4. Continue to develop strong entrepreneurial/business "hubs" (Incubators/Angel Groups/Venture Capital/Beachheads/Export and Tech grants/University Business Plan competitions/Secondary "Business" Schools etc.)

Finally I will add that every whippersnapper (www.whippersnapper.co.nz) garment made in the last 3 years has a unique "Go For It" label on the side and our original tag line was "Inspiring Kids to Give it a Go"!

Just not sure whether to be embarrassed or proud of that looking at the comments above?

The water harvesting idea is great, but hardly new! We have been developing the technology to help large and small users do this for years, and many projects have gone ahead. The reason this is not spreading faster is we lack the venture capital to expand in New Zealand, so we are now moving our base overseas.
If the entrepreneurs think this is a good idea, we would be pleased to hear from them. There seems to be no way for us to contact them.

Mike Bradstock

Mike Bradstock

May 29, 2009 at 4:38 pm

Unfortunately, Karen, there is no such thing as a perfectly balanced protein food. You're talking about a universal dietary panacea, and such things don't exist. For a start, no plant food has the complete suite of amino acids humans require. Brown rice comes close, but still ... er ... no banana.
How could NZ hope to compete with other countries like Canada that have better climate and mass production to produce a commodity like hemp? (There's a reason why we don't grow our own wheat any more, you know: it's much cheaper to import it from Australia. From that it follows that we couldn't compete growing it for export, not any more; why should hemp be any different?)
What we do much better is primary production that requires high technology input and has a high value per unit of weight. Hemop that ain.t ... unless it's big fat pungent buds that sell for $25 or so for a tinny containing barely a gram -- now THAT's a high value crop!
Present company excepted, but I object to the phoney positivity of people who advocate simplistic quick-fix solutions, usually involving something that they have a financial interest in themselves.
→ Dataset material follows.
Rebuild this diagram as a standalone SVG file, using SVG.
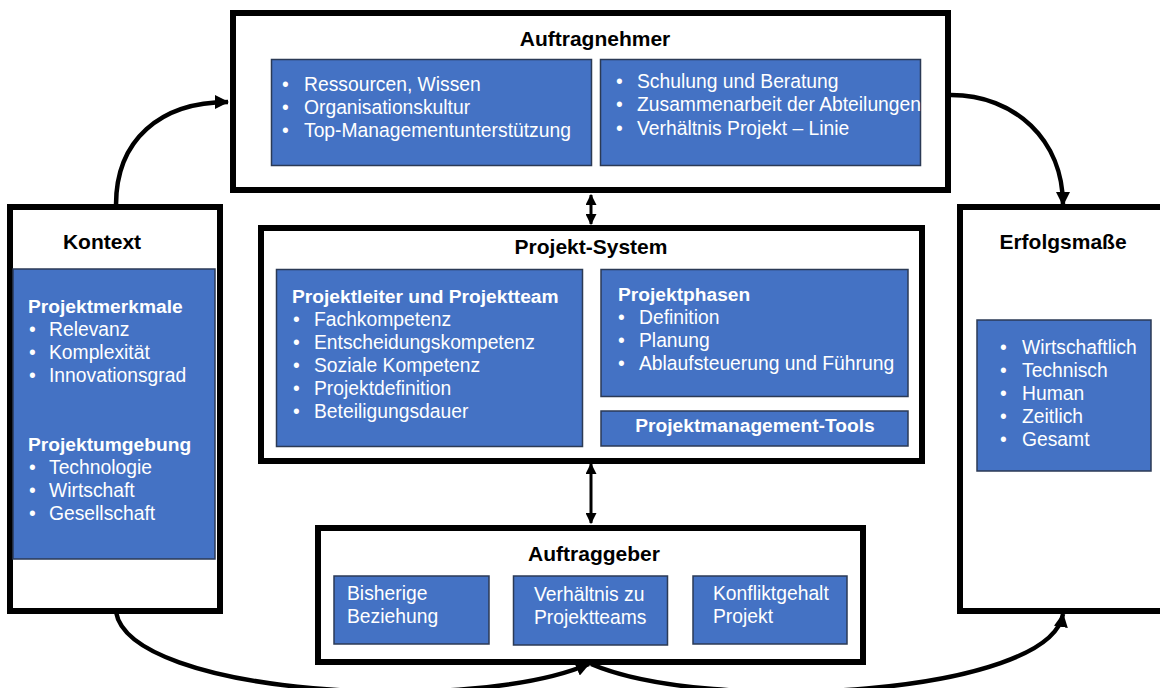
<svg xmlns="http://www.w3.org/2000/svg" width="1160" height="688" viewBox="0 0 1160 688">
  <style>
    .frame { fill: #ffffff; stroke: #000000; stroke-width: 6; }
    .panel { fill: #4472c4; stroke: #2b3a55; stroke-width: 1.5; }
    .title { font-family: "Liberation Sans", Arial, sans-serif; font-weight: bold; font-size: 21px; fill: #000000; text-anchor: middle; }
    .txt { font-family: "Liberation Sans", Arial, sans-serif; font-size: 19.3px; fill: #ffffff; }
    .sub { font-family: "Liberation Sans", Arial, sans-serif; font-size: 19.2px; font-weight: bold; fill: #ffffff; }
    .flow { fill: none; stroke: #000000; stroke-width: 4.5; }
    .link { fill: none; stroke: #000000; stroke-width: 3; }
  </style>
  <defs>
    <marker id="headBig" viewBox="0 0 14 14" refX="13" refY="7" markerWidth="14" markerHeight="14" markerUnits="userSpaceOnUse" orient="auto">
      <path d="M0,0 L14,7 L0,14 Z" fill="#000000"/>
    </marker>
    <marker id="headSmall" viewBox="0 0 10 10" refX="9" refY="5" markerWidth="11" markerHeight="11" markerUnits="userSpaceOnUse" orient="auto-start-reverse">
      <path d="M0,0 L10,5 L0,10 Z" fill="#000000"/>
    </marker>
  </defs>

  <rect width="1160" height="688" fill="#ffffff"/>

  <!-- connectors -->
  <g id="connectors">
    <path class="flow" d="M116,205 C116,140 160,102 228,102" marker-end="url(#headBig)"/>
    <path class="flow" d="M951,95 C1015,95 1063,140 1063,205" marker-end="url(#headBig)"/>
    <path class="flow" d="M116,612 C130,695 470,715 589,664" marker-end="url(#headBig)"/>
    <path class="flow" d="M591,664 C710,715 1050,695 1063,614" marker-end="url(#headBig)"/>
    <path class="link" d="M591,195 L591,224" marker-start="url(#headSmall)" marker-end="url(#headSmall)"/>
    <path class="link" d="M591,464 L591,523" marker-start="url(#headSmall)" marker-end="url(#headSmall)"/>
  </g>

  <!-- Auftragnehmer -->
  <g id="auftragnehmer">
    <rect class="frame" x="233" y="13" width="715" height="177"/>
    <text class="title" x="595" y="45.5">Auftragnehmer</text>
    <rect class="panel" x="271.5" y="59.5" width="320" height="106"/>
    <text class="txt" x="282" y="90.5">•</text>
    <text class="txt" x="304" y="90.5">Ressourcen, Wissen</text>
    <text class="txt" x="282" y="113.5">•</text>
    <text class="txt" x="304" y="113.5">Organisationskultur</text>
    <text class="txt" x="282" y="136.5">•</text>
    <text class="txt" x="304" y="136.5">Top-Managementunterstützung</text>
    <rect class="panel" x="600.5" y="59.5" width="320" height="106"/>
    <text class="txt" x="616" y="87.5">•</text>
    <text class="txt" x="637" y="87.5">Schulung und Beratung</text>
    <text class="txt" x="616" y="110.5">•</text>
    <text class="txt" x="637" y="110.5" textLength="284" lengthAdjust="spacingAndGlyphs">Zusammenarbeit der Abteilungen</text>
    <text class="txt" x="616" y="134.5">•</text>
    <text class="txt" x="637" y="134.5">Verhältnis Projekt – Linie</text>
  </g>

  <!-- Kontext -->
  <g id="kontext">
    <rect class="frame" x="10" y="207" width="210" height="404"/>
    <text class="title" x="102" y="248.5">Kontext</text>
    <rect class="panel" x="13" y="269" width="202" height="290"/>
    <text class="sub" x="28" y="312.5">Projektmerkmale</text>
    <text class="txt" x="29" y="335.5">•</text>
    <text class="txt" x="49" y="335.5">Relevanz</text>
    <text class="txt" x="29" y="358.5">•</text>
    <text class="txt" x="49" y="358.5">Komplexität</text>
    <text class="txt" x="29" y="381.5">•</text>
    <text class="txt" x="49" y="381.5">Innovationsgrad</text>
    <text class="sub" x="28" y="450.5">Projektumgebung</text>
    <text class="txt" x="29" y="473.5">•</text>
    <text class="txt" x="49" y="473.5">Technologie</text>
    <text class="txt" x="29" y="496.5">•</text>
    <text class="txt" x="49" y="496.5">Wirtschaft</text>
    <text class="txt" x="29" y="519.5">•</text>
    <text class="txt" x="49" y="519.5">Gesellschaft</text>
  </g>

  <!-- Erfolgsmaße -->
  <g id="erfolgsmasse">
    <rect class="frame" x="960" y="207" width="250" height="404"/>
    <text class="title" x="1063" y="249">Erfolgsmaße</text>
    <rect class="panel" x="977" y="320" width="174" height="151"/>
    <text class="txt" x="1000" y="353.5">•</text>
    <text class="txt" x="1022" y="353.5">Wirtschaftlich</text>
    <text class="txt" x="1000" y="376.5">•</text>
    <text class="txt" x="1022" y="376.5">Technisch</text>
    <text class="txt" x="1000" y="399.5">•</text>
    <text class="txt" x="1022" y="399.5">Human</text>
    <text class="txt" x="1000" y="422.5">•</text>
    <text class="txt" x="1022" y="422.5">Zeitlich</text>
    <text class="txt" x="1000" y="445.5">•</text>
    <text class="txt" x="1022" y="445.5">Gesamt</text>
  </g>

  <!-- Projekt-System -->
  <g id="projekt-system">
    <rect class="frame" x="261" y="228" width="661" height="233"/>
    <text class="title" x="591" y="254">Projekt-System</text>
    <rect class="panel" x="276.5" y="269.5" width="306" height="177"/>
    <text class="sub" x="292" y="302.5">Projektleiter und Projektteam</text>
    <text class="txt" x="293" y="325.5">•</text>
    <text class="txt" x="314" y="325.5">Fachkompetenz</text>
    <text class="txt" x="293" y="348.5">•</text>
    <text class="txt" x="314" y="348.5">Entscheidungskompetenz</text>
    <text class="txt" x="293" y="371.5">•</text>
    <text class="txt" x="314" y="371.5">Soziale Kompetenz</text>
    <text class="txt" x="293" y="394.5">•</text>
    <text class="txt" x="314" y="394.5">Projektdefinition</text>
    <text class="txt" x="293" y="417.5">•</text>
    <text class="txt" x="314" y="417.5">Beteiligungsdauer</text>
    <rect class="panel" x="601" y="269.5" width="307" height="127"/>
    <text class="sub" x="618" y="300.5">Projektphasen</text>
    <text class="txt" x="618" y="323.5">•</text>
    <text class="txt" x="639" y="323.5">Definition</text>
    <text class="txt" x="618" y="346.5">•</text>
    <text class="txt" x="639" y="346.5">Planung</text>
    <text class="txt" x="618" y="369.5">•</text>
    <text class="txt" x="639" y="369.5">Ablaufsteuerung und Führung</text>
    <rect class="panel" x="601" y="411" width="307" height="35"/>
    <text class="sub" x="755" y="432" text-anchor="middle">Projektmanagement-Tools</text>
  </g>

  <!-- Auftraggeber -->
  <g id="auftraggeber">
    <rect class="frame" x="318" y="528" width="545" height="134"/>
    <text class="title" x="594" y="560.5">Auftraggeber</text>
    <rect class="panel" x="334" y="576" width="155" height="68"/>
    <text class="txt" x="347" y="599.5">Bisherige</text>
    <text class="txt" x="347" y="622.5">Beziehung</text>
    <rect class="panel" x="513.5" y="576" width="154" height="69"/>
    <text class="txt" x="534" y="600.5">Verhältnis zu</text>
    <text class="txt" x="534" y="623.5">Projektteams</text>
    <rect class="panel" x="693" y="576" width="154" height="68"/>
    <text class="txt" x="713" y="599.5">Konfliktgehalt</text>
    <text class="txt" x="713" y="622.5">Projekt</text>
  </g>
</svg>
I bet that the summit was swarming with such people. But that's being negative, isn't it, and disqualifies me from the right to an opinion in the eyes of some.
As for the person who advocated once again the harvesting of water, I reiterate that HARVESTING water sustainably (i.e. not letting streams run dry etc) provides absolutely NO assurance that it will be USED sustainably (i.e. without generating pollution). A very interesting book on this subject is due to be published any day now. Titled "Canterbury's Wicked Water", it is written by Murray Rodgers of the Water Rights Trust, and should be compulsory reading for anyone stupid enough to buy into the raw idea that water harvesting must be a good thing to do.

Gosh, Tom, so defensive...

Yes, I am thinking about doing something about it. I've talked to several of my advertising colleagues about this in the past week, and all agree it's worth a crack. Now whether that happens in an over-hyped public forum, or in a more private setting - where ideas are publicly shared only if they are seen to have real merit - I am as yet undecided. It is possibly something that could be put to CAANZ, our industry body, as a pro bono project, or done through an industry organ like Campaign Brief, or even through this magazine.
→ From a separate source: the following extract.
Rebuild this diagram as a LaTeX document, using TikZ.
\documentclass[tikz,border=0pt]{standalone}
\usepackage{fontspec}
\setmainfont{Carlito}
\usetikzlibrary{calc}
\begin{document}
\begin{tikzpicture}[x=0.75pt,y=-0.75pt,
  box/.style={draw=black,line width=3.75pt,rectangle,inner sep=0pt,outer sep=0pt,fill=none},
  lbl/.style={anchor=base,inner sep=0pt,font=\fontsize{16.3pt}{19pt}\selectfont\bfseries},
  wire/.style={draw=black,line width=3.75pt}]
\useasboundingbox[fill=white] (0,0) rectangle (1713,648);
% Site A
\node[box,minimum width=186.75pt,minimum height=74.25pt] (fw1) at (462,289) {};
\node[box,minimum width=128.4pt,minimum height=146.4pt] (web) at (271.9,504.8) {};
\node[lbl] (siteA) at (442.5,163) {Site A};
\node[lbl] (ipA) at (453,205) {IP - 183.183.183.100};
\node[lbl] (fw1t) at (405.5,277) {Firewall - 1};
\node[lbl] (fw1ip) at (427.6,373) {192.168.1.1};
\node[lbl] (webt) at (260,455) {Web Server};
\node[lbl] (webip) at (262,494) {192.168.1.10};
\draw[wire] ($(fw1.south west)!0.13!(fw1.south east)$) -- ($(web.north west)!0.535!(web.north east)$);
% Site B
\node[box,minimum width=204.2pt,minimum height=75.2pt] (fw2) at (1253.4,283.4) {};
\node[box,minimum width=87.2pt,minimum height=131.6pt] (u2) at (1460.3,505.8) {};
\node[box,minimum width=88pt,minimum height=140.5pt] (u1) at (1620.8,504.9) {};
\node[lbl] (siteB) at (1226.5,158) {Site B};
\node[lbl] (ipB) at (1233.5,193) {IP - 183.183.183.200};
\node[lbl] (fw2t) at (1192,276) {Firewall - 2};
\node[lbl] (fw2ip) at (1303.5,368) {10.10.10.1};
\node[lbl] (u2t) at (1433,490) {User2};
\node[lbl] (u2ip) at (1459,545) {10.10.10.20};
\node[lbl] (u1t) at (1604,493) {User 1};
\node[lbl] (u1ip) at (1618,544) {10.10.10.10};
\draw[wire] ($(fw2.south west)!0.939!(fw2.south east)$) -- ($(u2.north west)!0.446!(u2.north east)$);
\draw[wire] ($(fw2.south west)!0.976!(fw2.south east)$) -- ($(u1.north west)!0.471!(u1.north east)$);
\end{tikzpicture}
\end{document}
But I stand by my comments that the results were lame and we - creative New Zealanders - can do better.

I'll keep you posted, bro.

Martin, your offer of an advertisement is inspired. I'm thinking of a sprightly white fella winking and saying "c'mon, give it a go, bro!" whilst holding up a thumb in an upbeat gesture. Could be a winning campaign. It's neither condescending nor trivial. Indeed I find it inspiring that such a young chap could speak in the vernacular with such alacrity.
By way of explanation: I went to school with a lot of Polynesian boys and this is indeed the way they speak.

Good to know what Auckland entrepreneurs are doing.